Rocket is less ideal for:

  • Maximum raw throughput: Actix-web has slightly better benchmark numbers
  • Cutting-edge async patterns: Rocket’s async support is solid but not as flexible as Axum
  • Extreme compile-time validation: If you want request/response types validated at the type level, Axum’s approach is more rigorous

But for most applications, Rocket’s balance of ergonomics and performance is hard to beat.

The Real Value

Rocket’s magic isn’t just in the macros or performance numbers. It’s in how it changes the development experience.

You spend less time writing boilerplate and more time solving actual problems. Errors that would be runtime crashes in other frameworks become compile errors. Features that require middleware stacks in other frameworks are single-line additions in Rocket.

The type system works for you instead of against you. Changes that would require careful testing in dynamically-typed frameworks are caught automatically. Refactoring is confident instead of terrifying.

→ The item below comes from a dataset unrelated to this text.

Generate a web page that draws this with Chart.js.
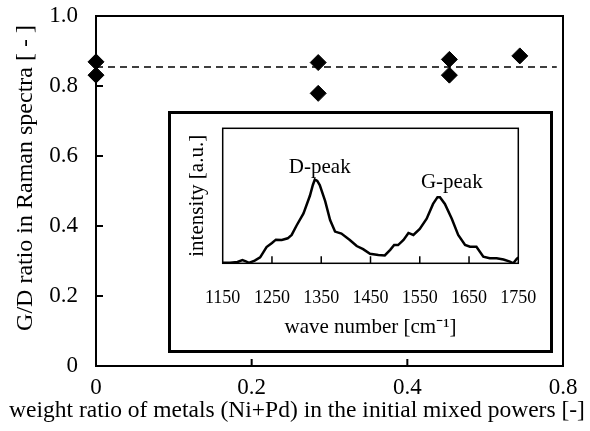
<!DOCTYPE html>
<html>
<head>
<meta charset="utf-8">
<script src="https://cdn.jsdelivr.net/npm/chart.js@4.4.0/dist/chart.umd.min.js"></script>
<style>
  html, body { margin: 0; padding: 0; background: #fff; }
  #wrap { position: relative; width: 590px; height: 431px; }
  #inset { position: absolute; left: 168px; top: 111px; width: 379px; height: 236px;
           border: 3px solid #000; background: #fff; }
  canvas { display: block; }
</style>
</head>
<body>
<div id="wrap">
  <canvas id="mainChart" width="590" height="431"></canvas>
  <div id="inset"><canvas id="insetChart" width="379" height="236"></canvas></div>
</div>
<script>
// main plot: G/D ratio vs metal weight ratio
const metalRatio = [0, 0, 0.2855, 0.2855, 0.454, 0.454, 0.5445];
const gdRatio = [0.869, 0.831, 0.867, 0.779, 0.876, 0.831, 0.886];
const meanX = [0, 0.592];
const meanY = [0.854, 0.854];
const xTickLabels = ['0', '0.2', '0.4', '0.8'];
const yTickLabels = ['0', '0.2', '0.4', '0.6', '0.8', '1.0'];
const xTitle = 'weight ratio of metals (Ni+Pd) in the initial mixed powers [-]';
const yTitle = 'G/D ratio in Raman spectra [ - ]';

// inset: Raman spectrum
const waveNumber = [1150, 1165, 1180, 1190, 1197, 1203, 1215, 1226, 1239, 1250, 1258, 1270, 1282, 1290,
  1300, 1314, 1327, 1333, 1337, 1342, 1347, 1358, 1368, 1378, 1391, 1408, 1422, 1435, 1449, 1466,
  1479, 1490, 1498, 1506, 1517, 1527, 1537, 1550, 1564, 1577, 1586, 1591, 1601, 1615, 1628, 1642,
  1652, 1665, 1679, 1692, 1706, 1720, 1733, 1740, 1746, 1750];
const intensity = [0.5, 0.5, 1, 2.4, 1.5, 0.3, 2, 4.4, 12, 15, 17.5, 17.3, 18.5, 21,
  28, 37, 50, 58, 62, 61, 58, 46, 32, 23.5, 22, 17.3, 12.8, 10.5, 7, 6.2,
  5.8, 10, 13.6, 13.5, 17.3, 22.5, 21, 25.5, 33, 44, 49, 49, 44, 33, 21, 13.6,
  12.3, 12.3, 4.9, 3.7, 3.7, 2.8, 1.2, 0, 3, 4.4];
const waveTicks = ['1150', '1250', '1350', '1450', '1550', '1650', '1750'];
const peakNames = ['D-peak', 'G-peak'];
const peakNameX = [1347, 1615];
const peakNameY = [71, 60];

const serif = '"Liberation Serif", "Times New Roman", serif';

// box around the plot area plus inward tick marks
function frameWithTicks(lineWidth, tickLen) {
  return {
    id: 'frameWithTicks',
    beforeDatasetsDraw(chart) {
      const { ctx, chartArea: a, scales } = chart;
      ctx.save();
      ctx.strokeStyle = '#000';
      ctx.lineWidth = lineWidth;
      ctx.strokeRect(a.left, a.top, a.right - a.left, a.bottom - a.top);
      ctx.beginPath();
      const xs = scales.x.ticks, ys = scales.y.ticks;
      xs.forEach((t, i) => {
        if (i === 0 || i === xs.length - 1) return;
        const px = scales.x.getPixelForValue(t.value);
        ctx.moveTo(px, a.bottom);
        ctx.lineTo(px, a.bottom - tickLen);
      });
      if (scales.y.options.ticks.display) {
        ys.forEach((t, i) => {
          if (i === 0 || i === ys.length - 1) return;
          const py = scales.y.getPixelForValue(t.value);
          ctx.moveTo(a.left, py);
          ctx.lineTo(a.left + tickLen, py);
        });
      }
      ctx.stroke();
      ctx.restore();
    }
  };
}

// axis titles of the main plot (drawn here so they are not squeezed to the axis length)
const mainTitles = {
  id: 'mainTitles',
  afterDraw(chart) {
    const { ctx } = chart;
    ctx.save();
    ctx.fillStyle = '#000';
    ctx.textAlign = 'center';
    ctx.textBaseline = 'middle';
    ctx.font = '23.5px ' + serif;
    ctx.fillText(xTitle, 297, 411);
    ctx.translate(26, 178);
    ctx.rotate(-Math.PI / 2);
    ctx.font = '24px ' + serif;
    ctx.fillText(yTitle, 0, 0);
    ctx.restore();
  }
};

new Chart(document.getElementById('mainChart'), {
  type: 'scatter',
  data: {
    datasets: [
      {
        data: meanX.map((x, i) => ({ x: x, y: meanY[i] })),
        showLine: true,
        borderColor: '#000',
        borderWidth: 1.5,
        borderDash: [7, 5],
        pointRadius: 0,
        clip: false
      },
      {
        data: metalRatio.map((x, i) => ({ x: x, y: gdRatio[i] })),
        pointStyle: 'rectRot',
        pointRadius: 8,
        backgroundColor: '#000',
        borderColor: '#000',
        borderWidth: 1,
        clip: false
      }
    ]
  },
  options: {
    responsive: false,
    animation: false,
    layout: { padding: { left: 0, right: 27, top: 16, bottom: 0 } },
    plugins: { legend: { display: false }, tooltip: { enabled: false } },
    scales: {
      x: {
        type: 'linear', min: 0, max: 0.6,
        grid: { display: false }, border: { display: false },
        ticks: { stepSize: 0.2, color: '#000', padding: 0, maxRotation: 0,
          font: { family: serif, size: 23 },
          callback: (v, i) => xTickLabels[i] },
        afterFit: s => { s.height = 65; s.paddingLeft = 0; s.paddingRight = 0; }
      },
      y: {
        type: 'linear', min: 0, max: 1,
        grid: { display: false }, border: { display: false },
        ticks: { stepSize: 0.2, color: '#000', padding: 10,
          font: { family: serif, size: 23 },
          callback: (v, i) => yTickLabels[i] },
        afterFit: s => { s.width = 96; s.paddingTop = 0; s.paddingBottom = 0; }
      }
    }
  },
  plugins: [frameWithTicks(2, 7), mainTitles]
});

const peakText = {
  id: 'peakText',
  afterDatasetsDraw(chart) {
    const { ctx, scales } = chart;
    ctx.save();
    ctx.fillStyle = '#000';
    ctx.font = '21px ' + serif;
    ctx.textAlign = 'center';
    ctx.textBaseline = 'middle';
    peakNames.forEach((name, i) => {
      ctx.fillText(name, scales.x.getPixelForValue(peakNameX[i]), scales.y.getPixelForValue(peakNameY[i]));
    });
    ctx.restore();
  }
};

new Chart(document.getElementById('insetChart'), {
  type: 'line',
  data: {
    datasets: [{
      data: waveNumber.map((x, i) => ({ x: x, y: intensity[i] })),
      borderColor: '#000',
      borderWidth: 2.5,
      pointRadius: 0,
      tension: 0,
      fill: false
    }]
  },
  options: {
    responsive: false,
    animation: false,
    layout: { padding: { left: 0, right: 31.7, top: 14.3, bottom: 0 } },
    plugins: { legend: { display: false }, tooltip: { enabled: false } },
    scales: {
      x: {
        type: 'linear', min: 1150, max: 1750,
        grid: { display: false }, border: { display: false },
        ticks: { stepSize: 100, color: '#000', padding: 16, maxRotation: 0,
          font: { family: serif, size: 18 },
          callback: (v, i) => waveTicks[i] },
        title: { display: true, text: 'wave number [cm\u207B\u00B9]', color: '#000',
          font: { family: serif, size: 21 }, padding: { top: 0, bottom: 10 } },
        afterFit: s => { s.height = 86.7; s.paddingLeft = 0; s.paddingRight = 0; }
      },
      y: {
        type: 'linear', min: 0, max: 100,
        grid: { display: false }, border: { display: false },
        ticks: { display: false },
        title: { display: true, text: 'intensity [a.u.]', color: '#000',
          font: { family: serif, size: 21 }, padding: { top: 14, bottom: 0 } },
        afterFit: s => { s.width = 51.7; s.paddingTop = 0; s.paddingBottom = 0; }
      }
    }
  },
  plugins: [frameWithTicks(1.5, 7), peakText]
});
</script>
</body>
</html>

This is the promise of Rust realized in web development: you can move fast and not break things. The compiler ensures correctness while the framework stays out of your way.

Learning Curve Considerations

Rocket requires understanding Rust, and Rust has a learning curve. But once you grasp ownership and borrowing, Rocket itself is straightforward. The documentation is excellent. Common patterns are well-established.

If you’re coming from Express.js or Flask, Rocket will feel familiar in structure but stricter in enforcement. That strictness is the point—it catches bugs before they reach production.

If you’re coming from Spring Boot or Django, Rocket will feel lightweight and minimal. There’s less magic, less configuration, less implicit behavior. Everything is explicit and type-checked.

Getting Started Today

Install Rust, create a new project, and add Rocket:

cargo new task-api
cd task-api
cargo add rocket --features json

Copy the first example from this post into src/main.rs, run cargo run, and you have a working API. From there, add complexity incrementally as needed.

The Rocket documentation at rocket.rs covers everything in depth. The examples repository shows real-world patterns. The community on Discord is helpful and active.

Rocket represents web development done the Rust way: type-safe, fast, and surprisingly pleasant. It’s worth exploring if you value correctness as much as velocity.

You might find you don’t have to choose between them anymore.